- _AIM OF THE TASK_: Search the data below for the string "this". Extract every line that contains it.
--- START OF RECORDS FOR PROCESSING ---
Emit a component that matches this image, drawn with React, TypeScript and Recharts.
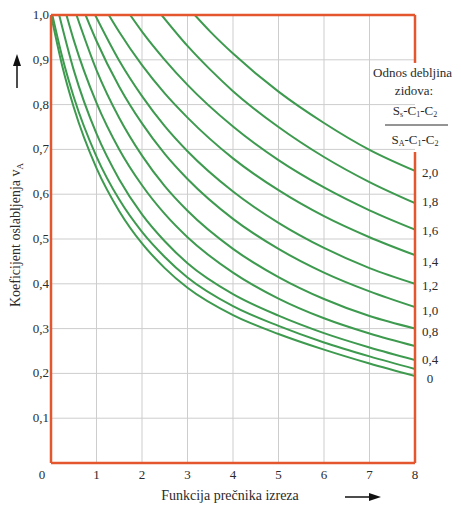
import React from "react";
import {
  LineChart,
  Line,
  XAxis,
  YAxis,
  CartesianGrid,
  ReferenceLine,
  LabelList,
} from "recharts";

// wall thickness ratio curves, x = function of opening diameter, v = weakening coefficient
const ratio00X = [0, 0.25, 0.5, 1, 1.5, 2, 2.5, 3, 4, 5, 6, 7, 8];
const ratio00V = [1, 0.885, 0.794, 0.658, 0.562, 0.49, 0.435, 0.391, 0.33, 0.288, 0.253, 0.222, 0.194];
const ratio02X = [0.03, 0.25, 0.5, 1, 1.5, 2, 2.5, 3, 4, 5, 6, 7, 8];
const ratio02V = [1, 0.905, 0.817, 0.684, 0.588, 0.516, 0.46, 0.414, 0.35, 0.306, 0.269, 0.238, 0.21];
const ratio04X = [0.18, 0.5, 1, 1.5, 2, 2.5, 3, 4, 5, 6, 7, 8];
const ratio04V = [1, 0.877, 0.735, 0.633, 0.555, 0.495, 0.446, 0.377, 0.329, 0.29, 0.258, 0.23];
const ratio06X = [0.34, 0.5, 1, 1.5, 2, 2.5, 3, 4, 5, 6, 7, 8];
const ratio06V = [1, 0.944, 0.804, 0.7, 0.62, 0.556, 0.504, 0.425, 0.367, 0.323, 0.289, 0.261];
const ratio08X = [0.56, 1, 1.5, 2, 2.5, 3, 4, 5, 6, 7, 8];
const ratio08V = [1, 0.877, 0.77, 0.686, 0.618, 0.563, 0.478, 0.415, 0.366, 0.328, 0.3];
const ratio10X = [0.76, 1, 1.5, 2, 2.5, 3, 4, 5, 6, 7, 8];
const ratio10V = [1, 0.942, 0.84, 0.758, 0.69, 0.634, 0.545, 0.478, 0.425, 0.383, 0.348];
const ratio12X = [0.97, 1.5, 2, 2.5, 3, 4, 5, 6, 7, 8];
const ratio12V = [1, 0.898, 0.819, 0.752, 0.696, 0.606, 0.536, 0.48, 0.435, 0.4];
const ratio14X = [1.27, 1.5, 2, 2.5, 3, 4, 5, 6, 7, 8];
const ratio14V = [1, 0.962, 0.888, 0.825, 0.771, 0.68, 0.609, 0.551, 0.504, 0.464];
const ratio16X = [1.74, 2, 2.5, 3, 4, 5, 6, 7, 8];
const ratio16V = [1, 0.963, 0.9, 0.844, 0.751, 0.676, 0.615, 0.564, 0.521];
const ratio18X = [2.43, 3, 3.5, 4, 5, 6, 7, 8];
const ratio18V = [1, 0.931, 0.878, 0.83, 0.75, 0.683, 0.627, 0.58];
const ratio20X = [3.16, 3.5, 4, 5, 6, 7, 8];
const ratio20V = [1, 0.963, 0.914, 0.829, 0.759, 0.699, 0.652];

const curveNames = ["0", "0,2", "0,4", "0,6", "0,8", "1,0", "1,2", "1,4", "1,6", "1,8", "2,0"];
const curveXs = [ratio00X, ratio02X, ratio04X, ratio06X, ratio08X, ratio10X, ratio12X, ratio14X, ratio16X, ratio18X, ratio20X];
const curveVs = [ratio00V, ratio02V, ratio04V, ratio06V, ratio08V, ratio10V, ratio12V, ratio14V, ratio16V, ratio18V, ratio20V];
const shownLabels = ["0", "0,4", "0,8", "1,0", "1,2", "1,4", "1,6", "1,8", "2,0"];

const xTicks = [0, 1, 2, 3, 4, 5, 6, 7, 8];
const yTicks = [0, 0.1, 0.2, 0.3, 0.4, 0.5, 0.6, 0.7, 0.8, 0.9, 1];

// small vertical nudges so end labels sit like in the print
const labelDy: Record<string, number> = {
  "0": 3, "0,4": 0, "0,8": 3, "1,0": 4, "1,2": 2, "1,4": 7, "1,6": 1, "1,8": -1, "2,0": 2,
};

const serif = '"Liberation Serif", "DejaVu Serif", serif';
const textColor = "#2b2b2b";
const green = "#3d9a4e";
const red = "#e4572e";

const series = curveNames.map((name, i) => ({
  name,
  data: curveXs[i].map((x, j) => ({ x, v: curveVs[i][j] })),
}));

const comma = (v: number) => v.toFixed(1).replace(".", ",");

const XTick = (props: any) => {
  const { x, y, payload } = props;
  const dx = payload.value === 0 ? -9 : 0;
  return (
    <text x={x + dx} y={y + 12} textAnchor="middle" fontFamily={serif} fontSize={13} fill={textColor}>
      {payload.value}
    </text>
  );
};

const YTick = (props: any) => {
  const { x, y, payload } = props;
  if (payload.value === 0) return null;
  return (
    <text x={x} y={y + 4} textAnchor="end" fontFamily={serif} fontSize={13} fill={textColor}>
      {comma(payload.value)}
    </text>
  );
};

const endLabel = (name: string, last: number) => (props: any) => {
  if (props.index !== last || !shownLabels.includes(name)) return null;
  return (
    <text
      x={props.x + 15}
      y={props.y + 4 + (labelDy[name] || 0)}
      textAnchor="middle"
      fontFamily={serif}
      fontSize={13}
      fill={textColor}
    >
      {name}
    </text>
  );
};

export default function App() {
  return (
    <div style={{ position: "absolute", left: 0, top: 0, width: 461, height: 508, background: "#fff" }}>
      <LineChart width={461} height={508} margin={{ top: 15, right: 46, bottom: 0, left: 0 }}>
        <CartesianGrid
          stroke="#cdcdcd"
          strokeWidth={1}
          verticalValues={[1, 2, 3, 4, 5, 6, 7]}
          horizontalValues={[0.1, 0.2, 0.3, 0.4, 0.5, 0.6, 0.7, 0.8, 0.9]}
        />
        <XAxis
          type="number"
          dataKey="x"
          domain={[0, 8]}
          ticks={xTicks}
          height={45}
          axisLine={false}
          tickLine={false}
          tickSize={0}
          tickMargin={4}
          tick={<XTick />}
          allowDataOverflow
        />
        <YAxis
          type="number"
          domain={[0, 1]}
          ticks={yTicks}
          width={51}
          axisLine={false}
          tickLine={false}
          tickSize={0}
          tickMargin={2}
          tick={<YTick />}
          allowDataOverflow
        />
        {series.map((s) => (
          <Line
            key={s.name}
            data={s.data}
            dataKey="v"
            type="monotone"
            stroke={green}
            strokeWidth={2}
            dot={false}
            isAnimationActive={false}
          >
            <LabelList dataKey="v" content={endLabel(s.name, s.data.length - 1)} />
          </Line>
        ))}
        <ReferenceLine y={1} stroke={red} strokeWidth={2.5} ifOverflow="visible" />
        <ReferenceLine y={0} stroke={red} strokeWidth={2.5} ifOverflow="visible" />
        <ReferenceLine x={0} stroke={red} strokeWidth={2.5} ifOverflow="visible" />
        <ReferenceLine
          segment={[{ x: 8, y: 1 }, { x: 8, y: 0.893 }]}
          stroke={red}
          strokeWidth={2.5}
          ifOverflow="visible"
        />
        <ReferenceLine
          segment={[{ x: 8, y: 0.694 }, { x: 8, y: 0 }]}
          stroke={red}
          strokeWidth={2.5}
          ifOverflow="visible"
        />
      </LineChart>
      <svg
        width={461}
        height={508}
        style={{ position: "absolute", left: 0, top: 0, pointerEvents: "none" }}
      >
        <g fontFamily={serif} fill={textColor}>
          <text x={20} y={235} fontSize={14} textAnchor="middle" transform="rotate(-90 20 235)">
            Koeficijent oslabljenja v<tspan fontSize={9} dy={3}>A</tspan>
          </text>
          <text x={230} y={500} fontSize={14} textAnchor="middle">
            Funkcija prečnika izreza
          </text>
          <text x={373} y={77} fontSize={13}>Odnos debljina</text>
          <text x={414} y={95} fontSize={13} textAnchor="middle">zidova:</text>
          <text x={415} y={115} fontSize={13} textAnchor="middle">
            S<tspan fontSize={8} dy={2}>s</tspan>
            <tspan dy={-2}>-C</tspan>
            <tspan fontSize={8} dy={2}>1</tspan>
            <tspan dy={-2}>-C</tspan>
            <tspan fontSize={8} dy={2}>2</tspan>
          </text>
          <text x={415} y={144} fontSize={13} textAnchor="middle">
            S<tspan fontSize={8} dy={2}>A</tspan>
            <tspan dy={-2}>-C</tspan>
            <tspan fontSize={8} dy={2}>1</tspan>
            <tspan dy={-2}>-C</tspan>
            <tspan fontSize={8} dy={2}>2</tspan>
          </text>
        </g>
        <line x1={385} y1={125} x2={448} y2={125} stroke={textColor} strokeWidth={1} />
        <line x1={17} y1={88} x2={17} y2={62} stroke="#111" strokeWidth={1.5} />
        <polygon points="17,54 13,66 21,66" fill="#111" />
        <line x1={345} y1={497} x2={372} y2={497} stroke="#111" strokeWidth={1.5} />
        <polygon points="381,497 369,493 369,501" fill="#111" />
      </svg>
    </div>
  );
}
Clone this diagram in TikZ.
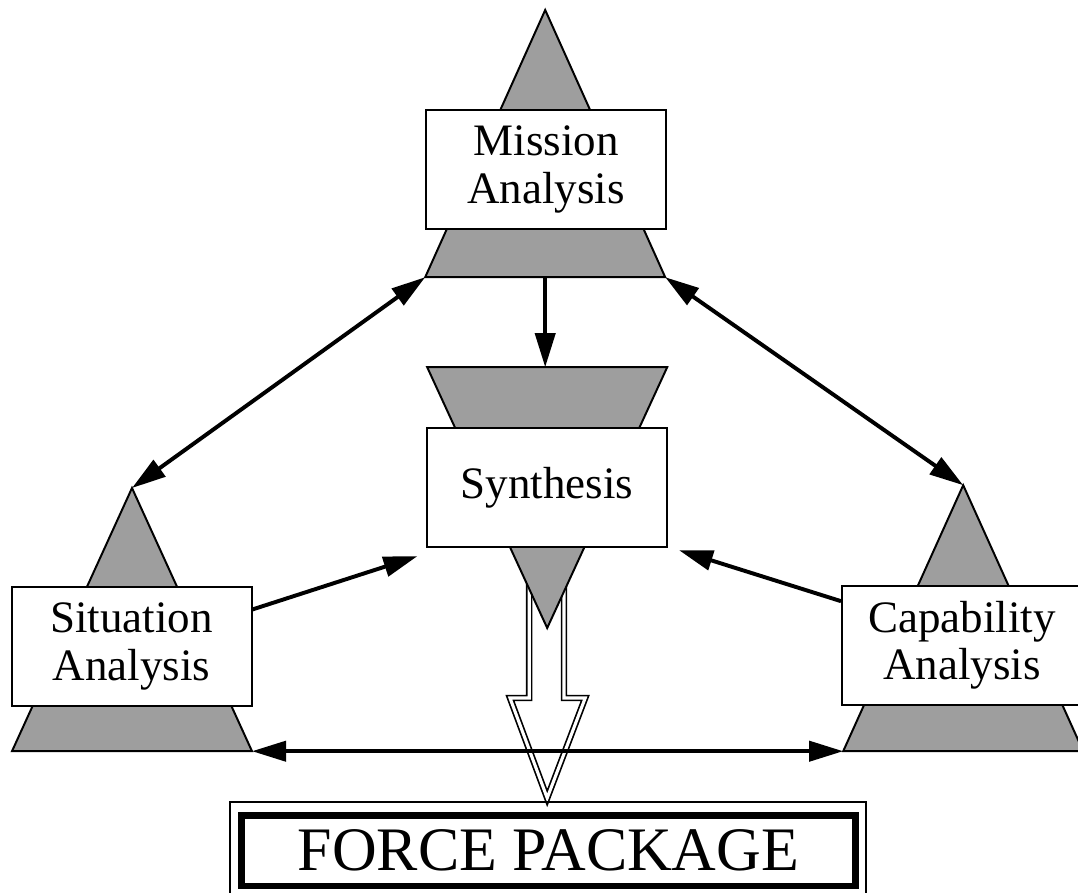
--- END OF RECORDS FOR PROCESSING ---
- _RIGHT ANSWER_:
Emit a component that matches this image, drawn with React, TypeScript and Recharts.
Clone this diagram in TikZ.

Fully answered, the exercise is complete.